Hundert Jahre

Was mein einer Großvater im ersten Weltkrieg gemacht hatte, weiß ich nicht. Der andere, Vater meine Mutter, war in den Gräben von Ypern, Jahr um Jahr. Er hat den Frontverlauf erlebt, wie er sich verschob um ein paar Meter in ein paar Monaten. Er erzählte von der Angst vor dem Gas. Von den Zeiten, als man einfach keine Lust mehr hatte, auf Engländer zu schießen. Und die  hatten auch keine mehr zurückzuschießen. Sie sprangen mit großen und weiten Sprüngen von Graben zu Graben, das hatte ihm imponiert. Er hatte Pferde zuhause und so betreute er hier auch welche. Bis zum bitteren Ende, bis sie alle so hungrig waren, dass sie sie aufaßen. Süß schmeckten sie, sagte er, sehr süß. Irgendwie gelangte er ins Elsaß, auf den Hartmannweiler Kopf. Ein Geschoss zerfetzte seinen Arm. Man brachte ihn ins Lazarett. Da lagen die anderen, Reihe um Reihe, vor einem großen Zelt. Diese gellenden mörderischen Schreie, die aus dieser Richtung kamen, konnte er Zeit seines Lebens nicht vergessen. Langsam begriff er, dass dort amputiert wurde. Man wollte ihm den Arm abnehmen. Er wehrte sich, brüllte, tobte, man solle ihm den Arm lassen. Ihn nur zusammennähen, das würde schon zusammenwachsen. Er wolle nicht am jüngsten Tag durchs Elsaß wandern und seinen Arm suchen. Das überzeugte den Chirurgen und er flickte ihn zusammen. Und genau so kam es auch. Der Arm blieb steif, aber er war da. 

Die Lebensfreude blieb ihm erhalten, er tanzte auf jedem Ball mit seinen Töchtern Walzer. Er hatte sechs davon. Und fasste nie wieder eine Waffe an. Als er starb, standen seine Kameraden von Kriegsversehrtenverband mit großen Fahnen am seinem Grab wähend ein Trompeter blies.

Hundert Jahre ist das her, dass dieser Krieg zu Ende ist.

8 Gedanken zu “Hundert Jahre

  1. Eindrücklich und für unsereine kaum nachzuvollziehen. Zu brutal. Es war Realität. Filme darüber will ich mir nicht anschauen. Das, was mir aus deinem Text nahekam, reicht für viele Stunden.
    Gruß von Sonja
    P.S.: Die Eigenwilligkeit und Hartnäckigkeit, mit der der verwundete Arm verteidigt wurde, imponiert mir sehr!

    • Im Grunde können wir es nicht nachvollziehen.

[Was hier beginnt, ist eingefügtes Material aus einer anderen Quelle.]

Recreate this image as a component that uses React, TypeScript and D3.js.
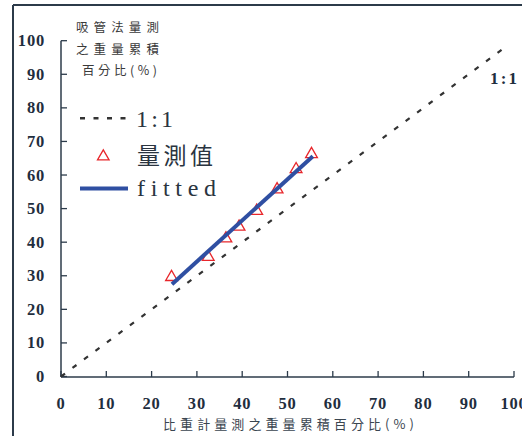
import React from "react";
import * as d3 from "d3";

const xTicks = [0, 10, 20, 30, 40, 50, 60, 70, 80, 90, 100];
const yTicks = [0, 10, 20, 30, 40, 50, 60, 70, 80, 90, 100];
const measuredX = [24.4, 32.5, 36.4, 39.3, 43.2, 47.7, 51.9, 55.3];
const measuredY = [29.6, 35.6, 41.1, 44.6, 49.3, 55.7, 61.7, 66.2];
const fittedX = [24.5, 55.6];
const fittedY = [27.5, 65.6];
const oneToOneX = [0, 98.3];
const oneToOneY = [0, 98.3];
const yTitleLines = ["吸管法量測", "之重量累積", "百分比(%)"];
const xTitle = "比重計量測之重量累積百分比(%)";
const legendLabels = ["1:1", "量測值", "fitted"];

const W = 522;
const H = 436;
const AXIS = "#2c3b4a";
const LABEL = "#1f2e3e";
const RED = "#e8262b";
const BLUE = "#2f4fa2";
const DASH = "#333333";
const SERIF = "'Liberation Serif', 'Times New Roman', serif";
const CJK = "'Noto Sans CJK TC', 'Noto Sans CJK SC', sans-serif";

export default function App() {
  const x = d3.scaleLinear().domain([0, 100]).range([61, 514]);
  const y = d3.scaleLinear().domain([0, 100]).range([376.5, 40.7]);
  const line = d3
    .line<[number, number]>()
    .x((d) => x(d[0]))
    .y((d) => y(d[1]));
  const tri = d3.symbol().type(d3.symbolTriangle).size(60)();
  const triLegend = d3.symbol().type(d3.symbolTriangle).size(58)();

  const oneToOne: [number, number][] = oneToOneX.map((v, i) => [v, oneToOneY[i]]);
  const fitted: [number, number][] = fittedX.map((v, i) => [v, fittedY[i]]);

  return (
    <svg
      width={W}
      height={H}
      style={{ position: "absolute", left: 0, top: 0, background: "#fff" }}
    >
      {/* outer frame */}
      <line x1={13} y1={5} x2={W} y2={5} stroke={AXIS} strokeWidth={2} />
      <line x1={13} y1={5} x2={13} y2={H} stroke={AXIS} strokeWidth={2} />

      {/* axes */}
      <line x1={x(0)} y1={y(100)} x2={x(0)} y2={y(0) + 0.5} stroke={AXIS} strokeWidth={1.5} />
      <line x1={x(0)} y1={y(0) + 0.5} x2={x(100)} y2={y(0) + 0.5} stroke={AXIS} strokeWidth={1.5} />
      {yTicks.map((t) => (
        <g key={"y" + t}>
          <line x1={x(0)} x2={x(0) + 6} y1={y(t)} y2={y(t)} stroke={AXIS} strokeWidth={1.3} />
          <text
            x={45}
            y={y(t) + 5.5}
            textAnchor="end"
            fontFamily={SERIF}
            fontWeight="bold"
            fontSize={16.5}
            letterSpacing={0.8}
            fill={LABEL}
          >
            {t}
          </text>
        </g>
      ))}
      {xTicks.map((t) => (
        <g key={"x" + t}>
          <line x1={x(t)} x2={x(t)} y1={y(0) + 0.5} y2={y(0) - 5.5} stroke={AXIS} strokeWidth={1.3} />
          <text
            x={x(t)}
            y={409.3}
            textAnchor="middle"
            fontFamily={SERIF}
            fontWeight="bold"
            fontSize={16.5}
            letterSpacing={0.8}
            fill={LABEL}
          >
            {t}
          </text>
        </g>
      ))}

      {/* axis titles */}
      {yTitleLines.map((s, i) => (
        <text
          key={s}
          x={i === 2 ? 82 : 76}
          y={32 + i * 21.5}
          fontFamily={CJK}
          fontSize={12.5}
          textLength={i === 2 ? 75 : 83}
          lengthAdjust="spacing"
          fill="#3a3a3a"
        >
          {s}
        </text>
      ))}
      <text
        x={163}
        y={429}
        fontFamily={CJK}
        fontSize={13}
        textLength={251}
        lengthAdjust="spacing"
        fill="#3a4550"
      >
        {xTitle}
      </text>

      {/* 1:1 line */}
      <path
        d={line(oneToOne) || ""}
        fill="none"
        stroke={DASH}
        strokeWidth={2.2}
        strokeDasharray="5,9.3"
      />
      <text
        x={490}
        y={83.5}
        fontFamily={SERIF}
        fontWeight="bold"
        fontSize={17}
        textLength={27}
        lengthAdjust="spacing"
        fill={LABEL}
      >
        1:1
      </text>

      {/* measured points */}
      {measuredX.map((v, i) => (
        <path
          key={"m" + i}
          d={tri || ""}
          transform={`translate(${x(v)},${y(measuredY[i])})`}
          fill="none"
          stroke={RED}
          strokeWidth={1.3}
        />
      ))}

      {/* fitted line */}
      <path d={line(fitted) || ""} fill="none" stroke={BLUE} strokeWidth={4} />

      {/* legend */}
      <line x1={80} x2={128} y1={118.3} y2={118.3} stroke={DASH} strokeWidth={2.5} strokeDasharray="5,8.5" />
      <text
        x={136}
        y={126.8}
        fontFamily={SERIF}
        fontSize={24}
        textLength={37}
        lengthAdjust="spacing"
        fill="#2a3440"
      >
        {legendLabels[0]}
      </text>
      <path d={triLegend || ""} transform="translate(103.3,156.5)" fill="none" stroke={RED} strokeWidth={1.3} />
      <text
        x={137}
        y={163.5}
        fontFamily={CJK}
        fontSize={23}
        textLength={76}
        lengthAdjust="spacing"
        fill="#2a3440"
      >
        {legendLabels[1]}
      </text>
      <line x1={80} x2={128} y1={188.5} y2={188.5} stroke={BLUE} strokeWidth={4} />
      <text
        x={137}
        y={196}
        fontFamily={SERIF}
        fontSize={24}
        textLength={79}
        lengthAdjust="spacing"
        fill="#2a3440"
      >
        {legendLabels[2]}
      </text>
    </svg>
  );
}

Erahnen konnte ich es, was er mitgemacht hatte, als ich bei einem Unfall einen Trümmerbruch am Arm hatte.
      Ja, bewunderswert. Er war ein stiller, aber sehr hartnäckiger Mensch, das hat ihm da geholfen. Auch bei meiner Oma.

  2. Mein Großvater, der nach Ende des 1. Weltkriegs geboren wurde, und dann als Teenager im 2. Weltkrieg glücklicherweise nichts allzu Schlimmes erleben/tun musste, sagte immer, dass er die Schrecken des 1. WKs als Kind zwar mitbekommen hatte (die Kriegsversehrten waren ja allgegenwärtig), aber das Grauen dann wegen des Horrors des 2. WKs dann verdrängt oder zugeschüttet wurde. Immer mal wieder kamen aber Geschichten hoch, die er von seinem Vater oder Großvater gehört hatte. Mir taten die Gefallenen und die Überlebenden immer etwas leid, weil sie hinter den Opfern des 2. WK immer ein bisschen „vernachlässigt“ wurden. Danke für die Geschichte Ihres Großvaters.

    • Solche Geschichten trägt man ja lange mit sich rum. Der Stellungskrieg muss wirklich grausam gewesen sein. Und ein Land, das beide Kriege angefangen hat, muss sich schon fragen warum das so war. Unsere Vorfahren haben sich zwei Mal aufhetzen und in den Krieg treiben lassen. Wir müssen sehr aufpassen, dass es kein drittes Mal gibt. Und dafür gibt es Europa.